Где только не встретишь в этом мире кировоградца! И в Исландии, и в Австралии, и в Верховной Раде Украины, и в правительстве Российской Федерации, на кораблях и в самолетах. А еще на космодроме. Наш земляк, Виктор Михайлович Чередниченко, работает ведущим конструктором российского ракетного центра в Самаре. Полностью официально это учреждение называется Федеральное государственное унитарное предприятие «Государственный научно-производственный Ракетно-Космический Центр “ЦСКБ-Прогресс”». В его ведении находится и самая знаменитая в мире стартовая площадка космодрома «Байконур». А саму Самару называют ракетным сердцем России. За свою карьеру Чередниченко принимал участие в запуске более 250 ракет (!). А еще довелось ему поучаствовать в мировом военном кризисе. Как простой кировоградский паренек дошел до жизни такой, Виктор Михайлович и рассказал «УЦ» во время своего приезда в Кировоград.
— Закончив Кировоградский машиностроительный техникум, я призвался в армию, в войска ПВО в Сталинград (теперь Волгоград. — Авт.). Еще во время службы я подал документы на поступление в Куйбышевский авиационный институт, сегодня он называется Самарский государственный аэрокосмический университет имени академика С.П. Королёва, на конструкторский факультет. Тогда многие мечтали об авиации… Но перед этим еще закончил курсы в Сталинградском политехническом институте.
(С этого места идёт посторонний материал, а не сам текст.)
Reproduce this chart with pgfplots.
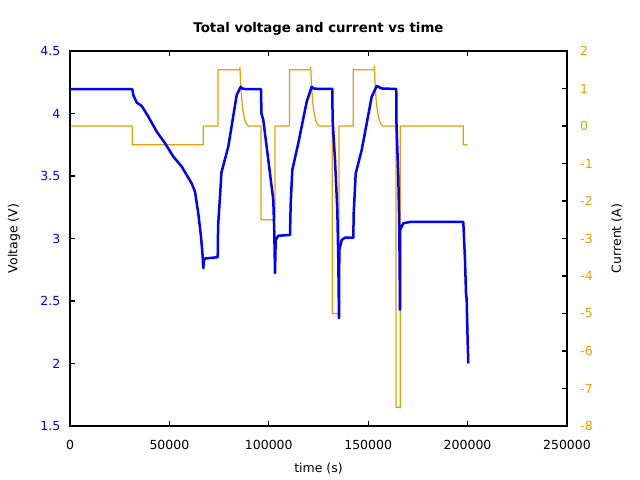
\documentclass[border=0pt]{standalone}
\usepackage{fontspec}
\setmainfont{DejaVu Sans}
\usepackage{pgfplots}
\pgfplotsset{compat=1.18}
\definecolor{curr}{RGB}{232,160,0}
\begin{document}
\begin{tikzpicture}
\useasboundingbox (0,0) rectangle (460.8pt,345.6pt);
\pgfplotsset{
  every axis/.append style={
    at={(50.4pt,38.9pt)}, anchor=south west,
    scale only axis, width=357.84pt, height=270pt,
    xmin=0, xmax=250000,
    tick align=inside, major tick length=3.5pt,
    axis line style={line width=0.8pt, black},
    every tick/.style={black, line width=0.8pt},
    tick label style={font=\fontsize{9}{10.8}\selectfont},
    label style={font=\fontsize{9}{10.8}\selectfont},
  }
}
% current axis (right)
\begin{axis}[
  axis x line=none, axis y line*=right,
  ymin=-8, ymax=2,
  ytick={-8,-7,-6,-5,-4,-3,-2,-1,0,1,2},
  yticklabels={-8,-7,-6,-5,-4,-3,-2,-1,0,1,2},
  yticklabel style={text=curr, xshift=6pt},
  ylabel={Current (A)},
  ylabel style={at={(axis description cs:1.1006,0.5)}, anchor=center, rotate=0},
]
\addplot[curr, line width=0.9pt] coordinates {
(0,0) (31300,0) (31300,-0.5) (67050,-0.5) (67050,0) (74500,0) (74500,1.5)
(85400,1.5) (85500,1.58) (85700,1.3) (86000,1.0) (86400,0.7) (86900,0.45) (87400,0.3) (88000,0.15) (88800,0.05) (89800,0)
(96080,0) (96080,-2.5) (103120,-2.5) (103120,0) (110400,0) (110400,1.5)
(121000,1.5) (121100,1.58) (121300,1.3) (121600,1.0) (122000,0.7) (122500,0.45) (123000,0.3) (123600,0.15) (124400,0.05) (125400,0)
(131940,0) (131940,-5) (135310,-5) (135310,0) (142510,0) (142510,1.5)
(153000,1.5) (153100,1.6) (153300,1.3) (153600,1.0) (154000,0.7) (154500,0.45) (155000,0.3) (155600,0.15) (156400,0.05) (157400,0)
(163990,0) (163990,-7.5) (166150,-7.5) (166150,0) (197840,0) (197840,-0.5) (200050,-0.5)
};
\end{axis}
% voltage axis (left)
\begin{axis}[
  ymin=1.5, ymax=4.5,
  ytick={1.5,2,2.5,3,3.5,4,4.5},
  yticklabels={1.5,2,2.5,3,3.5,4,4.5},
  ytick pos=left, xtick pos=both,
  yticklabel style={text=blue, xshift=-3.5pt},
  xtick={0,50000,100000,150000,200000,250000},
  xticklabels={0,50000,100000,150000,200000,250000},
  xticklabel style={yshift=-6.4pt},
  scaled x ticks=false,
  xlabel={time (s)},
  xlabel style={at={(axis description cs:0.5,-0.1148)}, anchor=center},
  ylabel={Voltage (V)},
  ylabel style={at={(axis description cs:-0.1126,0.5)}, anchor=center},
  title={Total voltage and current vs time},
  title style={at={(axis description cs:0.5,1.037)}, anchor=center, font=\bfseries\fontsize{9.6}{11.5}\selectfont},
]
\addplot[blue, line width=1.8pt, line join=round] coordinates {
(0,4.194) (31340,4.194) (31840,4.148) (33550,4.087) (36070,4.06) (39390,3.975) (43610,3.855)
(47790,3.762) (51960,3.655) (56190,3.575) (58700,3.508) (61220,3.44) (62880,3.374) (64540,3.2)
(65900,3.014) (66750,2.854) (67050,2.762) (67300,2.82) (67910,2.84) (74300,2.85)
(74500,3.1) (75300,3.3) (76200,3.53) (79630,3.735) (83850,4.148) (85870,4.214) (86500,4.2) (88880,4.194)
(96080,4.194) (96300,4.0) (97230,3.948) (99750,3.628) (102260,3.308) (102770,3.044) (103120,2.722)
(103470,2.988) (104780,3.022) (110660,3.028) (111020,3.28) (111820,3.548) (114840,3.762) (119060,4.094)
(121580,4.214) (122500,4.2) (125760,4.196) (131940,4.196) (132100,3.948) (133300,3.628) (134460,3.228)
(134960,2.828) (135310,2.362) (135470,2.908) (136670,2.988) (138330,3.006) (142510,3.006)
(142700,3.2) (143710,3.52) (146730,3.708) (151760,4.134) (154280,4.22) (156790,4.2) (164100,4.196)
(164200,3.934) (165140,3.494) (165640,3.094) (166000,2.428) (166050,3.068) (167660,3.122) (171030,3.132)
(197840,3.132) (198690,2.828) (199200,2.562) (199550,2.508) (200050,2.162) (200350,2.0)
};
\end{axis}
\end{tikzpicture}
\end{document}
И был успешно зачислен в Куйбышевский авиационный. Но на учебу попал не скоро…
Это был 1962-й год. Меня только демобилизовали, но еще не отпустили. Как-то ночью нас неожиданно подняли и собрали у всех документы, поставили в строй, затем погрузили весь дивизион в эшелон. И без остановок двое суток нас везли, ничего не говоря куда. Приехали в Николаев. Привезли в казарму офицерского училища. Только легли отдыхать, команда: в спортзал, форма одежды — в трусах. Заходим в зал, а там как на рынке — множество столов с гражданской одеждой. И мы выбрали себе подходящие костюмы, рубашки, ботинки, шляпы, в наволочки сложили. Только прилегли — снова подъем, по машинам, отвезли в порт, на корабль, в трюм. И поплыли. Нам, уже демобилизованным вроде, повезло, нас ввели в состав палубной команды — убирать корабль. Хоть не все время в трюме, иногда ночевали в кубриках. А под палубой в августе температура на верхнем ярусе до 70 градусов! Бойцы там просто теряли сознание. И мы все не знаем — куда и зачем плывем! Прошли Средиземное море, вышли в Атлантику. На построении перед всеми вскрыли пакет и объявили: идем на Кубу…
Шестнадцать суток мы плыли. Перед Кубой уже почувствовали напряжение. Начались облеты нас американскими самолетами, и так развязно они себя чувствовали, казалось, перед носом летали. Один такой крутился близко, и черканул крылом воду. Моментально ушел.
Перед подходом ночью всех загнали в твиндеки, оружие раздали. А уже утром вышли на палубу — острова, растительность пышная, строения не наши, краски яркие. Вошли в порт Нуэвитас. Там уже начали знакомиться с местными, отряд такой подошел с оружием. Сразу нам: «Компаньерос!»
Ночью разгрузились и поехали. Не успели добраться, и на рассвете мы — в заросли, замаскировались, пересидели день и опять дальше. Кубинцы с нами. Совсем без еды, мы их кормили. Прибыли, развернули наш зенитный ракетный дивизион, и пошла служба. Почти год я прослужил там, караулы, занятия, зарядка, окопы рыли, все как положено. Все это время мы обучали кубинцев пользоваться техникой. Много интересных и смешных моментов было. Мы же все в «гражданке», что рядовой, что генерал, не поймешь, как к кому относиться, только по лицам — если молодой, то солдат, старше — вероятно, офицер. Однажды приехал такой важный дядя на шикарной машине, подумали, начальство, давай ему почести отдавать, а он оказался просто портным. С кубинцами отличные отношения были. На ферме по соседству отдавали девушку замуж, а жить молодым негде было. Так мы целым подразделением всего за день отгрохали им пристройку к родительскому дому, из своих материалов, с песнями работали, просто так, понятно. Что с них взять — беднота там… Да никто и помыслить не мог что-то взять. Единение было. Везде нас встречали на ура. Дружили, к девушкам ходили в увольнения. Американцы, кстати, пустили слух, что все русские кастрированы, раз так порядочно себя ведут! Пришлось опровергать слухи…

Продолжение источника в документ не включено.